* EXERCISE INSTRUCTIONS *
Repeat, exactly and completely, the material that follows. Omit the pictures.

* DATASET SECTION *

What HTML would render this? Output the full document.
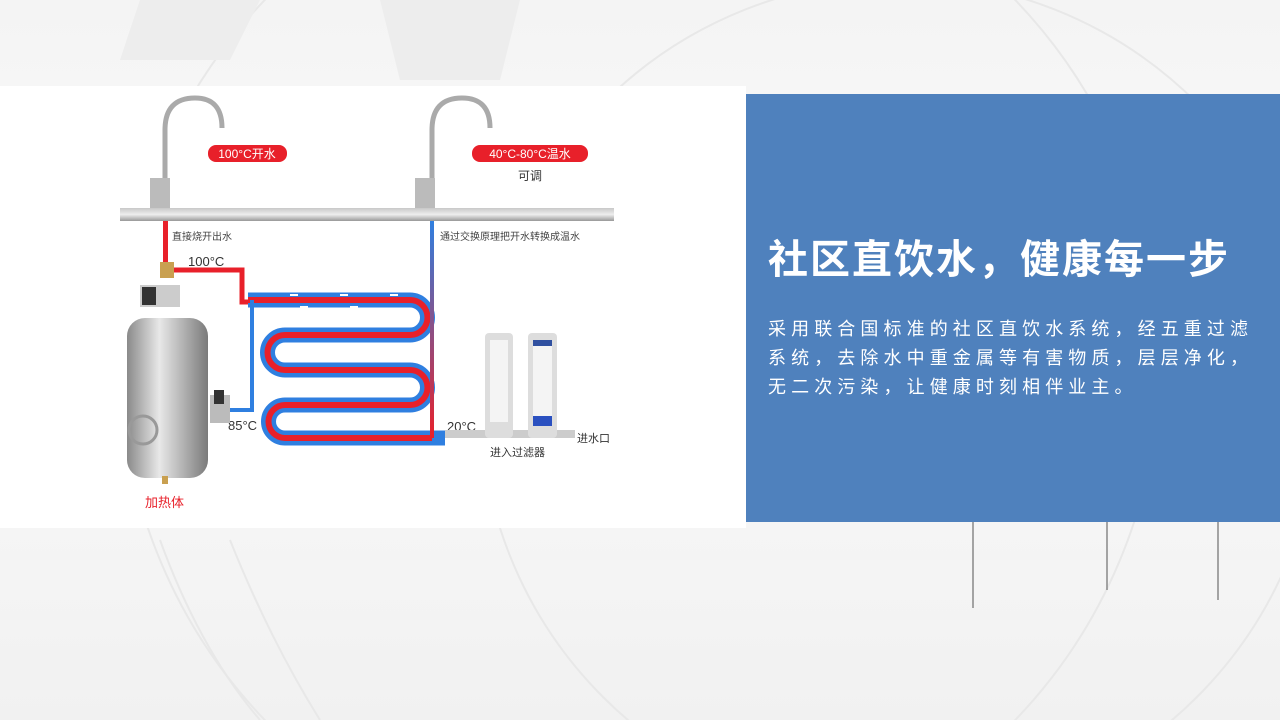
<!DOCTYPE html>
<html style="overflow:hidden;width:1280px;height:720px"><head><meta charset="utf-8"><style>
body{margin:0;width:1280px;height:720px;overflow:hidden;position:relative;background:linear-gradient(180deg,#f4f4f4 0%,#fafafa 40%,#f1f1f1 100%);font-family:"Liberation Sans","Noto Sans CJK SC",sans-serif}
.bg{position:absolute;left:0;top:0;display:block}
.white{position:absolute;left:0;top:86px;width:746px;height:442px;background:#fff}
.blue{position:absolute;left:746px;top:94px;width:534px;height:428px;background:#4f81bd}
.title{position:absolute;left:768px;top:234px;color:#fff;font-size:40px;font-weight:bold;letter-spacing:2px;white-space:nowrap;line-height:52px}
.body{position:absolute;left:768px;top:315px;color:#fff;font-size:18px;letter-spacing:5.1px;line-height:29px;width:500px;height:90px;overflow:hidden}
</style></head><body>
<svg class="bg" width="1280" height="720">
<g fill="none" stroke="#e8e8e8" stroke-width="2">
<circle cx="640" cy="360" r="520"/><circle cx="900" cy="400" r="420"/>
<path d="M160 540 Q 200 650 260 720"/><path d="M230 540 Q 270 640 320 720"/>
</g>
<g stroke="#888" stroke-width="1.5"><line x1="973" y1="522" x2="973" y2="608"/><line x1="1107" y1="522" x2="1107" y2="590"/><line x1="1218" y1="522" x2="1218" y2="600"/></g>
<g fill="#ededed"><polygon points="140,0 260,0 230,60 120,60"/><polygon points="380,0 520,0 500,80 400,80"/></g>
</svg>
<div class="white"></div>
<div class="blue"></div>
<svg class="bg" width="746" height="528" style="font-family:'Liberation Sans','Noto Sans CJK SC',sans-serif">
<defs>
<linearGradient id="tank" x1="0" x2="1"><stop offset="0" stop-color="#8a8a8a"/><stop offset=".4" stop-color="#e8e8e8"/><stop offset="1" stop-color="#7a7a7a"/></linearGradient>
<linearGradient id="vp" x1="0" y1="0" x2="0" y2="1"><stop offset="0" stop-color="#2f7fe0"/><stop offset="1" stop-color="#e8202a"/></linearGradient>
<linearGradient id="pipe" x1="0" y1="0" x2="0" y2="1"><stop offset="0" stop-color="#c8c8c8"/><stop offset=".5" stop-color="#eee"/><stop offset="1" stop-color="#999"/></linearGradient>
</defs>
<g fill="none" stroke="#aaa" stroke-width="5">
<path d="M165 210 V130 Q165 98 195 98 Q222 98 222 128"/>
<path d="M432 210 V130 Q432 98 462 98 Q490 98 490 128"/>
</g>
<rect x="150" y="178" width="20" height="30" fill="#bbb"/><rect x="415" y="178" width="20" height="30" fill="#bbb"/>
<rect x="120" y="208" width="494" height="13" fill="url(#pipe)"/>
<rect x="208" y="145" width="79" height="17" rx="8" fill="#e8202a"/>
<text x="247" y="158" font-size="12" fill="#fff" text-anchor="middle">100°C开水</text>
<rect x="472" y="145" width="116" height="17" rx="8" fill="#e8202a"/>
<text x="530" y="158" font-size="12" fill="#fff" text-anchor="middle">40°C-80°C温水</text>
<text x="530" y="180" font-size="12" fill="#333" text-anchor="middle">可调</text>
<rect x="163" y="221" width="5" height="42" fill="#e8202a"/>
<text x="172" y="240" font-size="10" fill="#444">直接烧开出水</text>
<text x="188" y="266" font-size="13" fill="#333">100°C</text>
<rect x="160" y="262" width="14" height="16" fill="#c9a050"/>
<rect x="140" y="285" width="40" height="22" fill="#ccc"/><rect x="142" y="287" width="14" height="18" fill="#333"/>
<path d="M174 270 H242 V302 H250" fill="none" stroke="#e8202a" stroke-width="5"/>
<path d="M248 300 H410 A17.5 17.5 0 0 1 410 335 H285 A17.5 17.5 0 0 0 285 370 H410 A17.5 17.5 0 0 1 410 405 H285 A16.5 16.5 0 0 0 285 438 H445" fill="none" stroke="#2f7fe0" stroke-width="15"/>
<path d="M248 300 H410 A17.5 17.5 0 0 1 410 335 H285 A17.5 17.5 0 0 0 285 370 H410 A17.5 17.5 0 0 1 410 405 H285 A16.5 16.5 0 0 0 285 438 H432" fill="none" stroke="#e8202a" stroke-width="6"/>
<path d="M252 300 V410 H226" fill="none" stroke="#2f7fe0" stroke-width="4"/>
<rect x="430" y="221" width="4" height="217" fill="url(#vp)"/>
<text x="440" y="240" font-size="10" fill="#444">通过交换原理把开水转换成温水</text>
<g fill="#fff"><rect x="290" y="294" width="8" height="2"/><rect x="340" y="294" width="8" height="2"/><rect x="390" y="294" width="8" height="2"/><rect x="300" y="306" width="8" height="2"/><rect x="350" y="306" width="8" height="2"/></g>
<text x="228" y="430" font-size="13" fill="#333">85°C</text>
<text x="447" y="431" font-size="13" fill="#333">20°C</text>
<rect x="210" y="395" width="20" height="28" fill="#bbb"/><rect x="214" y="390" width="10" height="14" fill="#333"/>
<rect x="127" y="318" width="81" height="160" rx="18" fill="url(#tank)"/>
<circle cx="143" cy="430" r="14" fill="none" stroke="#999" stroke-width="3"/>
<rect x="162" y="476" width="6" height="8" fill="#c9a050"/>
<text x="145" y="507" font-size="13" fill="#e8202a">加热体</text>
<rect x="445" y="430" width="130" height="8" fill="#ccc"/>
<rect x="485" y="333" width="28" height="105" rx="4" fill="#ddd"/><rect x="490" y="340" width="18" height="82" fill="#f4f4f4"/>
<rect x="528" y="333" width="29" height="105" rx="4" fill="#ddd"/><rect x="533" y="340" width="19" height="82" fill="#f4f4f4"/><rect x="533" y="340" width="19" height="6" fill="#3050a0"/><rect x="533" y="416" width="19" height="10" fill="#2a50c0"/>
<text x="577" y="442" font-size="11" fill="#333">进水口</text>
<text x="490" y="456" font-size="11" fill="#333">进入过滤器</text>
</svg>
<div class="title">社区直饮水，健康每一步</div>
<div class="body">采用联合国标准的社区直饮水系统，经五重过滤系统，去除水中重金属等有害物质，层层净化，无二次污染，让健康时刻相伴业主。</div>
</body></html>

* RESULT *
What HTML would render this? Output the full document.
<!DOCTYPE html>
<html style="overflow:hidden;width:1280px;height:720px"><head><meta charset="utf-8"><style>
body{margin:0;width:1280px;height:720px;overflow:hidden;position:relative;background:linear-gradient(180deg,#f4f4f4 0%,#fafafa 40%,#f1f1f1 100%);font-family:"Liberation Sans","Noto Sans CJK SC",sans-serif}
.bg{position:absolute;left:0;top:0;display:block}
.white{position:absolute;left:0;top:86px;width:746px;height:442px;background:#fff}
.blue{position:absolute;left:746px;top:94px;width:534px;height:428px;background:#4f81bd}
.title{position:absolute;left:768px;top:234px;color:#fff;font-size:40px;font-weight:bold;letter-spacing:2px;white-space:nowrap;line-height:52px}
.body{position:absolute;left:768px;top:315px;color:#fff;font-size:18px;letter-spacing:5.1px;line-height:29px;width:500px;height:90px;overflow:hidden}
</style></head><body>
<svg class="bg" width="1280" height="720">
<g fill="none" stroke="#e8e8e8" stroke-width="2">
<circle cx="640" cy="360" r="520"/><circle cx="900" cy="400" r="420"/>
<path d="M160 540 Q 200 650 260 720"/><path d="M230 540 Q 270 640 320 720"/>
</g>
<g stroke="#888" stroke-width="1.5"><line x1="973" y1="522" x2="973" y2="608"/><line x1="1107" y1="522" x2="1107" y2="590"/><line x1="1218" y1="522" x2="1218" y2="600"/></g>
<g fill="#ededed"><polygon points="140,0 260,0 230,60 120,60"/><polygon points="380,0 520,0 500,80 400,80"/></g>
</svg>
<div class="white"></div>
<div class="blue"></div>
<svg class="bg" width="746" height="528" style="font-family:'Liberation Sans','Noto Sans CJK SC',sans-serif">
<defs>
<linearGradient id="tank" x1="0" x2="1"><stop offset="0" stop-color="#8a8a8a"/><stop offset=".4" stop-color="#e8e8e8"/><stop offset="1" stop-color="#7a7a7a"/></linearGradient>
<linearGradient id="vp" x1="0" y1="0" x2="0" y2="1"><stop offset="0" stop-color="#2f7fe0"/><stop offset="1" stop-color="#e8202a"/></linearGradient>
<linearGradient id="pipe" x1="0" y1="0" x2="0" y2="1"><stop offset="0" stop-color="#c8c8c8"/><stop offset=".5" stop-color="#eee"/><stop offset="1" stop-color="#999"/></linearGradient>
</defs>
<g fill="none" stroke="#aaa" stroke-width="5">
<path d="M165 210 V130 Q165 98 195 98 Q222 98 222 128"/>
<path d="M432 210 V130 Q432 98 462 98 Q490 98 490 128"/>
</g>
<rect x="150" y="178" width="20" height="30" fill="#bbb"/><rect x="415" y="178" width="20" height="30" fill="#bbb"/>
<rect x="120" y="208" width="494" height="13" fill="url(#pipe)"/>
<rect x="208" y="145" width="79" height="17" rx="8" fill="#e8202a"/>
<text x="247" y="158" font-size="12" fill="#fff" text-anchor="middle">100°C开水</text>
<rect x="472" y="145" width="116" height="17" rx="8" fill="#e8202a"/>
<text x="530" y="158" font-size="12" fill="#fff" text-anchor="middle">40°C-80°C温水</text>
<text x="530" y="180" font-size="12" fill="#333" text-anchor="middle">可调</text>
<rect x="163" y="221" width="5" height="42" fill="#e8202a"/>
<text x="172" y="240" font-size="10" fill="#444">直接烧开出水</text>
<text x="188" y="266" font-size="13" fill="#333">100°C</text>
<rect x="160" y="262" width="14" height="16" fill="#c9a050"/>
<rect x="140" y="285" width="40" height="22" fill="#ccc"/><rect x="142" y="287" width="14" height="18" fill="#333"/>
<path d="M174 270 H242 V302 H250" fill="none" stroke="#e8202a" stroke-width="5"/>
<path d="M248 300 H410 A17.5 17.5 0 0 1 410 335 H285 A17.5 17.5 0 0 0 285 370 H410 A17.5 17.5 0 0 1 410 405 H285 A16.5 16.5 0 0 0 285 438 H445" fill="none" stroke="#2f7fe0" stroke-width="15"/>
<path d="M248 300 H410 A17.5 17.5 0 0 1 410 335 H285 A17.5 17.5 0 0 0 285 370 H410 A17.5 17.5 0 0 1 410 405 H285 A16.5 16.5 0 0 0 285 438 H432" fill="none" stroke="#e8202a" stroke-width="6"/>
<path d="M252 300 V410 H226" fill="none" stroke="#2f7fe0" stroke-width="4"/>
<rect x="430" y="221" width="4" height="217" fill="url(#vp)"/>
<text x="440" y="240" font-size="10" fill="#444">通过交换原理把开水转换成温水</text>
<g fill="#fff"><rect x="290" y="294" width="8" height="2"/><rect x="340" y="294" width="8" height="2"/><rect x="390" y="294" width="8" height="2"/><rect x="300" y="306" width="8" height="2"/><rect x="350" y="306" width="8" height="2"/></g>
<text x="228" y="430" font-size="13" fill="#333">85°C</text>
<text x="447" y="431" font-size="13" fill="#333">20°C</text>
<rect x="210" y="395" width="20" height="28" fill="#bbb"/><rect x="214" y="390" width="10" height="14" fill="#333"/>
<rect x="127" y="318" width="81" height="160" rx="18" fill="url(#tank)"/>
<circle cx="143" cy="430" r="14" fill="none" stroke="#999" stroke-width="3"/>
<rect x="162" y="476" width="6" height="8" fill="#c9a050"/>
<text x="145" y="507" font-size="13" fill="#e8202a">加热体</text>
<rect x="445" y="430" width="130" height="8" fill="#ccc"/>
<rect x="485" y="333" width="28" height="105" rx="4" fill="#ddd"/><rect x="490" y="340" width="18" height="82" fill="#f4f4f4"/>
<rect x="528" y="333" width="29" height="105" rx="4" fill="#ddd"/><rect x="533" y="340" width="19" height="82" fill="#f4f4f4"/><rect x="533" y="340" width="19" height="6" fill="#3050a0"/><rect x="533" y="416" width="19" height="10" fill="#2a50c0"/>
<text x="577" y="442" font-size="11" fill="#333">进水口</text>
<text x="490" y="456" font-size="11" fill="#333">进入过滤器</text>
</svg>
<div class="title">社区直饮水，健康每一步</div>
<div class="body">采用联合国标准的社区直饮水系统，经五重过滤系统，去除水中重金属等有害物质，层层净化，无二次污染，让健康时刻相伴业主。</div>
</body></html>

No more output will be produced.